**Recorded data:**
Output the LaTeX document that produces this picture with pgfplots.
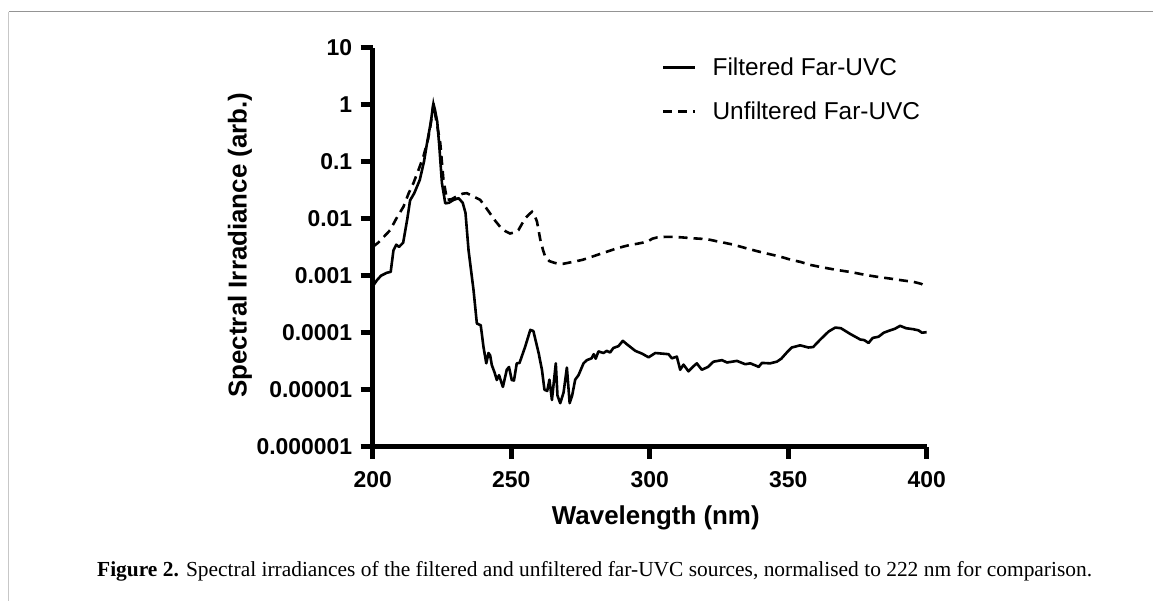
\documentclass[border=0pt]{standalone}
\usepackage{fontspec}
\setmainfont{Liberation Sans}
\newfontfamily\capfont{Liberation Serif}
\usepackage{pgfplots}
\pgfplotsset{compat=1.18}
\pgfplotstableread{
x y
200 6.5e-4
201.5 8.3e-4
203 1.0e-3
205 1.12e-3
206.5 1.17e-3
207.5 2.8e-3
208.5 3.5e-3
209.5 3.2e-3
211 3.8e-3
212.5 0.01
213.5 0.021
215 0.028
217 0.048
218.5 0.1
219.6 0.21
221 0.5
221.9 1.05
222.5 0.8
223.3 0.5
224 0.2
225 0.042
226.2 0.0186
227.5 0.019
229.2 0.0214
231 0.0229
232.5 0.019
233.5 0.0126
234.6 2.8e-3
236.4 5.6e-4
237.6 1.45e-4
239 1.35e-4
240 5.6e-5
241 2.9e-5
241.8 4.4e-5
242.4 4.0e-5
243 2.7e-5
244 2.0e-5
244.8 1.48e-5
245.6 1.8e-5
247 1.12e-5
248.4 2.24e-5
249.2 2.5e-5
250.2 1.48e-5
251 1.45e-5
252 2.9e-5
253 2.95e-5
255 5.6e-5
256.9 1.12e-4
258 1.07e-4
259.9 4.4e-5
261.1 2.24e-5
262 1.0e-5
263 9.5e-6
263.8 1.5e-5
264.7 6.6e-6
266.1 2.9e-5
266.7 7.9e-6
267.7 5.8e-6
268.9 8.9e-6
270.1 2.45e-5
271.1 5.8e-6
272 7.9e-6
273.1 1.5e-5
274.3 1.8e-5
276.1 2.9e-5
277.3 3.3e-5
279 3.55e-5
279.8 4.2e-5
280.5 3.5e-5
281.5 4.7e-5
283.3 4.4e-5
284.5 4.8e-5
285.7 4.5e-5
286.9 5.4e-5
288.7 5.8e-5
290.3 7.2e-5
291.7 6.3e-5
294.8 4.8e-5
297.2 4.3e-5
299.6 3.7e-5
302 4.4e-5
304.4 4.3e-5
306.8 4.2e-5
308 3.55e-5
309.8 3.8e-5
311 2.24e-5
312.2 2.75e-5
314 2.1e-5
315.5 2.5e-5
317 2.9e-5
318.8 2.24e-5
321 2.5e-5
323 3.1e-5
326.1 3.3e-5
327.9 3.0e-5
331.5 3.2e-5
334.5 2.8e-5
336.3 2.9e-5
338.7 2.6e-5
339.3 2.5e-5
340.5 2.95e-5
343.5 2.9e-5
345.9 3.1e-5
347.5 3.5e-5
349.5 4.5e-5
351.3 5.5e-5
354.3 6.0e-5
357.3 5.5e-5
359 5.6e-5
361.6 7.6e-5
364.6 1.05e-4
367 1.23e-4
369 1.2e-4
372.4 9.5e-5
376 7.6e-5
377.5 7.4e-5
379 6.6e-5
380.5 8.1e-5
382.6 8.5e-5
384.5 1.0e-4
386.8 1.1e-4
388.5 1.17e-4
390.4 1.32e-4
392.5 1.2e-4
395.2 1.15e-4
397 1.1e-4
398.3 1.0e-4
400 1.02e-4
}\filtered
\pgfplotstableread{
x y
200 3.2e-3
202 3.8e-3
204 4.8e-3
206.3 6.3e-3
208.5 0.01
211.1 0.0162
213 0.028
214.7 0.042
216.5 0.071
218.3 0.123
220 0.25
220.8 0.41
221.9 1.0
222.5 0.7
223.4 0.4
224.4 0.21
225.5 0.05
226.8 0.0214
228.5 0.022
230.5 0.025
232.5 0.0275
234 0.028
236 0.025
238.8 0.0214
240.5 0.0166
242.4 0.0123
244.3 9.1e-3
246 7.2e-3
248 6.0e-3
249.6 5.5e-3
251.2 5.75e-3
252.6 6.3e-3
254 8.3e-3
255.1 0.0102
256.5 0.012
257.5 0.0132
258.5 0.0112
259.3 8.9e-3
260.5 4.3e-3
261.5 2.8e-3
262.3 2.14e-3
263.8 1.8e-3
265.3 1.7e-3
267 1.62e-3
268.9 1.62e-3
271 1.7e-3
273.1 1.78e-3
275.8 1.9e-3
278.5 2.1e-3
281.5 2.35e-3
284.5 2.63e-3
287.5 2.95e-3
290.5 3.24e-3
293 3.47e-3
295.4 3.63e-3
297.5 3.8e-3
299.6 4.07e-3
301 4.47e-3
302.6 4.68e-3
305.6 4.8e-3
308.6 4.8e-3
311.6 4.7e-3
314.6 4.57e-3
317.6 4.47e-3
320.7 4.37e-3
323.7 4.07e-3
326.7 3.8e-3
329.7 3.55e-3
332.7 3.24e-3
335.7 2.95e-3
338.7 2.7e-3
341.5 2.5e-3
344.7 2.3e-3
348 2.1e-3
351 1.9e-3
354.5 1.74e-3
357.9 1.55e-3
362 1.41e-3
367.6 1.26e-3
373 1.15e-3
378.4 1.02e-3
382.5 9.5e-4
386.8 8.9e-4
391 8.3e-4
395.2 7.8e-4
398 7.2e-4
400 6.5e-4
}\unfiltered
\begin{document}
\begin{tikzpicture}[x=1bp,y=1bp]
\useasboundingbox (0,0) rectangle (1153,601);
\draw[line width=1.3bp, color=black!42] (8.5,589.3) -- (1153,589.3);
\draw[line width=1.5bp, color=black!22] (8.5,0) -- (8.5,589.3);
\node[anchor=base west, inner sep=0pt, font=\capfont\fontsize{21.5}{21.5}\selectfont] at (97,24) {\textbf{Figure 2.} Spectral irradiances of the filtered and unfiltered far-UVC sources, normalised to 222 nm for comparison.};
\begin{axis}[
  at={(372.7bp,154.3bp)}, anchor=south west,
  scale only axis, width=554bp, height=399bp,
  ymode=log, xmin=200, xmax=400, ymin=1e-6, ymax=10,
  axis x line*=bottom, axis y line*=left,
  every outer x axis line/.append style={line width=4.6bp, -},
  every outer y axis line/.append style={line width=4.6bp, -},
  axis line style={line width=4.6bp, -},
  every tick/.style={line width=4.6bp, black},
  every major tick/.style={line width=4.6bp, black},
  tick align=outside, major tick length=12bp,
  xminorticks=false, yminorticks=false,
  xtick={200,250,300,350,400},
  xticklabels={200,250,300,350,400},
  ytick={1e-6,1e-5,1e-4,1e-3,1e-2,1e-1,1,10},
  yticklabels={0.000001,0.00001,0.0001,0.001,0.01,0.1,1,10},
  tick label style={font=\fontsize{23}{23}\selectfont\bfseries},
  xticklabel style={yshift=-9bp},
  yticklabel style={xshift=-5bp},
  xlabel={Wavelength (nm)},
  ylabel={Spectral Irradiance (arb.)},
  label style={font=\fontsize{26}{26}\selectfont\bfseries},
  xlabel style={at={(axis description cs:0.511,-0.196)}, anchor=base},
  ylabel style={at={(axis description cs:-0.2274,0.5055)}, anchor=base},
  legend style={at={(axis description cs:0.5222,0.972)}, anchor=north west,
    draw=none, fill=none, inner sep=0pt, outer sep=0pt,
    font=\fontsize{24.5}{24.5}\selectfont, row sep=27bp,
    nodes={inner sep=0pt, text height=17bp, text depth=0bp}},
  legend cell align=left,
  legend image code/.code={\draw[#1] (0bp,0bp) -- (32bp,0bp); \path (48bp,0bp);},
]
\addplot[black, line width=2.6bp, line join=round] table[x=x,y=y]{\filtered};
\addlegendentry{Filtered Far-UVC}
\addplot[black, line width=2.6bp, dash pattern=on 9bp off 6bp] table[x=x,y=y]{\unfiltered};
\addlegendentry{Unfiltered Far-UVC}
\end{axis}
\end{tikzpicture}
\end{document}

**What you have to do:** Write out the whole listing exactly, and drop the pictures.

**The answer:**
Output the LaTeX document that produces this picture with pgfplots.
\documentclass[border=0pt]{standalone}
\usepackage{fontspec}
\setmainfont{Liberation Sans}
\newfontfamily\capfont{Liberation Serif}
\usepackage{pgfplots}
\pgfplotsset{compat=1.18}
\pgfplotstableread{
x y
200 6.5e-4
201.5 8.3e-4
203 1.0e-3
205 1.12e-3
206.5 1.17e-3
207.5 2.8e-3
208.5 3.5e-3
209.5 3.2e-3
211 3.8e-3
212.5 0.01
213.5 0.021
215 0.028
217 0.048
218.5 0.1
219.6 0.21
221 0.5
221.9 1.05
222.5 0.8
223.3 0.5
224 0.2
225 0.042
226.2 0.0186
227.5 0.019
229.2 0.0214
231 0.0229
232.5 0.019
233.5 0.0126
234.6 2.8e-3
236.4 5.6e-4
237.6 1.45e-4
239 1.35e-4
240 5.6e-5
241 2.9e-5
241.8 4.4e-5
242.4 4.0e-5
243 2.7e-5
244 2.0e-5
244.8 1.48e-5
245.6 1.8e-5
247 1.12e-5
248.4 2.24e-5
249.2 2.5e-5
250.2 1.48e-5
251 1.45e-5
252 2.9e-5
253 2.95e-5
255 5.6e-5
256.9 1.12e-4
258 1.07e-4
259.9 4.4e-5
261.1 2.24e-5
262 1.0e-5
263 9.5e-6
263.8 1.5e-5
264.7 6.6e-6
266.1 2.9e-5
266.7 7.9e-6
267.7 5.8e-6
268.9 8.9e-6
270.1 2.45e-5
271.1 5.8e-6
272 7.9e-6
273.1 1.5e-5
274.3 1.8e-5
276.1 2.9e-5
277.3 3.3e-5
279 3.55e-5
279.8 4.2e-5
280.5 3.5e-5
281.5 4.7e-5
283.3 4.4e-5
284.5 4.8e-5
285.7 4.5e-5
286.9 5.4e-5
288.7 5.8e-5
290.3 7.2e-5
291.7 6.3e-5
294.8 4.8e-5
297.2 4.3e-5
299.6 3.7e-5
302 4.4e-5
304.4 4.3e-5
306.8 4.2e-5
308 3.55e-5
309.8 3.8e-5
311 2.24e-5
312.2 2.75e-5
314 2.1e-5
315.5 2.5e-5
317 2.9e-5
318.8 2.24e-5
321 2.5e-5
323 3.1e-5
326.1 3.3e-5
327.9 3.0e-5
331.5 3.2e-5
334.5 2.8e-5
336.3 2.9e-5
338.7 2.6e-5
339.3 2.5e-5
340.5 2.95e-5
343.5 2.9e-5
345.9 3.1e-5
347.5 3.5e-5
349.5 4.5e-5
351.3 5.5e-5
354.3 6.0e-5
357.3 5.5e-5
359 5.6e-5
361.6 7.6e-5
364.6 1.05e-4
367 1.23e-4
369 1.2e-4
372.4 9.5e-5
376 7.6e-5
377.5 7.4e-5
379 6.6e-5
380.5 8.1e-5
382.6 8.5e-5
384.5 1.0e-4
386.8 1.1e-4
388.5 1.17e-4
390.4 1.32e-4
392.5 1.2e-4
395.2 1.15e-4
397 1.1e-4
398.3 1.0e-4
400 1.02e-4
}\filtered
\pgfplotstableread{
x y
200 3.2e-3
202 3.8e-3
204 4.8e-3
206.3 6.3e-3
208.5 0.01
211.1 0.0162
213 0.028
214.7 0.042
216.5 0.071
218.3 0.123
220 0.25
220.8 0.41
221.9 1.0
222.5 0.7
223.4 0.4
224.4 0.21
225.5 0.05
226.8 0.0214
228.5 0.022
230.5 0.025
232.5 0.0275
234 0.028
236 0.025
238.8 0.0214
240.5 0.0166
242.4 0.0123
244.3 9.1e-3
246 7.2e-3
248 6.0e-3
249.6 5.5e-3
251.2 5.75e-3
252.6 6.3e-3
254 8.3e-3
255.1 0.0102
256.5 0.012
257.5 0.0132
258.5 0.0112
259.3 8.9e-3
260.5 4.3e-3
261.5 2.8e-3
262.3 2.14e-3
263.8 1.8e-3
265.3 1.7e-3
267 1.62e-3
268.9 1.62e-3
271 1.7e-3
273.1 1.78e-3
275.8 1.9e-3
278.5 2.1e-3
281.5 2.35e-3
284.5 2.63e-3
287.5 2.95e-3
290.5 3.24e-3
293 3.47e-3
295.4 3.63e-3
297.5 3.8e-3
299.6 4.07e-3
301 4.47e-3
302.6 4.68e-3
305.6 4.8e-3
308.6 4.8e-3
311.6 4.7e-3
314.6 4.57e-3
317.6 4.47e-3
320.7 4.37e-3
323.7 4.07e-3
326.7 3.8e-3
329.7 3.55e-3
332.7 3.24e-3
335.7 2.95e-3
338.7 2.7e-3
341.5 2.5e-3
344.7 2.3e-3
348 2.1e-3
351 1.9e-3
354.5 1.74e-3
357.9 1.55e-3
362 1.41e-3
367.6 1.26e-3
373 1.15e-3
378.4 1.02e-3
382.5 9.5e-4
386.8 8.9e-4
391 8.3e-4
395.2 7.8e-4
398 7.2e-4
400 6.5e-4
}\unfiltered
\begin{document}
\begin{tikzpicture}[x=1bp,y=1bp]
\useasboundingbox (0,0) rectangle (1153,601);
\draw[line width=1.3bp, color=black!42] (8.5,589.3) -- (1153,589.3);
\draw[line width=1.5bp, color=black!22] (8.5,0) -- (8.5,589.3);
\node[anchor=base west, inner sep=0pt, font=\capfont\fontsize{21.5}{21.5}\selectfont] at (97,24) {\textbf{Figure 2.} Spectral irradiances of the filtered and unfiltered far-UVC sources, normalised to 222 nm for comparison.};
\begin{axis}[
  at={(372.7bp,154.3bp)}, anchor=south west,
  scale only axis, width=554bp, height=399bp,
  ymode=log, xmin=200, xmax=400, ymin=1e-6, ymax=10,
  axis x line*=bottom, axis y line*=left,
  every outer x axis line/.append style={line width=4.6bp, -},
  every outer y axis line/.append style={line width=4.6bp, -},
  axis line style={line width=4.6bp, -},
  every tick/.style={line width=4.6bp, black},
  every major tick/.style={line width=4.6bp, black},
  tick align=outside, major tick length=12bp,
  xminorticks=false, yminorticks=false,
  xtick={200,250,300,350,400},
  xticklabels={200,250,300,350,400},
  ytick={1e-6,1e-5,1e-4,1e-3,1e-2,1e-1,1,10},
  yticklabels={0.000001,0.00001,0.0001,0.001,0.01,0.1,1,10},
  tick label style={font=\fontsize{23}{23}\selectfont\bfseries},
  xticklabel style={yshift=-9bp},
  yticklabel style={xshift=-5bp},
  xlabel={Wavelength (nm)},
  ylabel={Spectral Irradiance (arb.)},
  label style={font=\fontsize{26}{26}\selectfont\bfseries},
  xlabel style={at={(axis description cs:0.511,-0.196)}, anchor=base},
  ylabel style={at={(axis description cs:-0.2274,0.5055)}, anchor=base},
  legend style={at={(axis description cs:0.5222,0.972)}, anchor=north west,
    draw=none, fill=none, inner sep=0pt, outer sep=0pt,
    font=\fontsize{24.5}{24.5}\selectfont, row sep=27bp,
    nodes={inner sep=0pt, text height=17bp, text depth=0bp}},
  legend cell align=left,
  legend image code/.code={\draw[#1] (0bp,0bp) -- (32bp,0bp); \path (48bp,0bp);},
]
\addplot[black, line width=2.6bp, line join=round] table[x=x,y=y]{\filtered};
\addlegendentry{Filtered Far-UVC}
\addplot[black, line width=2.6bp, dash pattern=on 9bp off 6bp] table[x=x,y=y]{\unfiltered};
\addlegendentry{Unfiltered Far-UVC}
\end{axis}
\end{tikzpicture}
\end{document}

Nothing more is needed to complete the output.